Still, Takakura steps into the footsteps of the greatest coach in Japanese history. Under Sasaki, Nadeshiko won the 2011 World Cup, the silver medal at the 2012 Olympic Games, and were the runners up at the 2015 World Cup. All three championship games came against the United States, Japan's greatest rival at the time. They also won the AFC Women's Asia Cup in 2014 and were crowned the Queen of Asia for the first time ever. 

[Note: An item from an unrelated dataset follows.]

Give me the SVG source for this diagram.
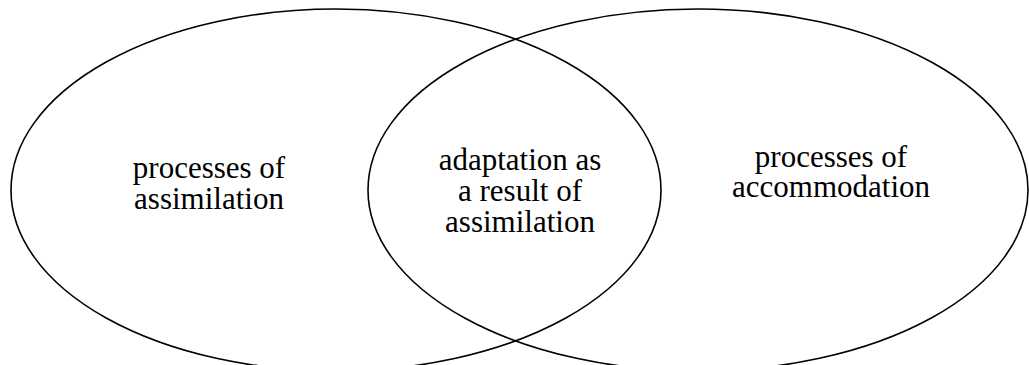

Things changed after the World Cup, however, as the team went 1-4-1 against Asian opponents in the course of the next six games, including an embarrassing 4-2 loss to North Korea

The moment Sasaki was let go, media attention quickly went to Takakura as the favorite to take over the job. Not only was she an up and coming coach who had tons of success with the U-17 team, but she was also a former player, having first competed for Nadeshiko in 1983. She was a member of the team when it made it's Olympic debut in 1996. The time seemed right for Japan to hire their first female coach, especially someone so accomplished and ready to lead the team.

I don’t feel any pressure,” Takakura said in regards to being the first female coach. "I feel like I have always been in the role of experiencing the first-time events."

Building Towards Tokyo

Takakura celebrates with the U-17 team (The Yomiuri Shimbun)

Japan did not qualify for Rio, but that does not mean the Olympics isn't on Takakura's mind. With the Games coming to Tokyo in four years time, the pressure is on Takakura and the rest of the coaching staff to build the national team into a contender. Anything less than a gold medal in front of their home crowd will be seen as a disappointment. 

Luckily, Takakura has a direct line with the up and coming players. In addition to her success as the U-17 manager, she has been the manager of the U-20 team for the past few years, and remains at the post even after her promotion. She will lead the team into the U-20 World Cup in November. The hope is that several of the players stand out enough to make the team in four year's time.

I want to create a new, strong Nadeshiko Japan by putting players who have built up their resumes together with young players,” Takakura said.

Japan will have to begin bringing in younger players almost immediately. Japan's average age at the Asian Qualifier was 27.1, far older than any other Asian team. This comes after the retirement of Hall of Fame player Homare Sawa, who was the captain of Nadeshiko since 2011. 

The challenges for Nadeshiko begin immediately, as they host rivals United States in a series of friendlies in June.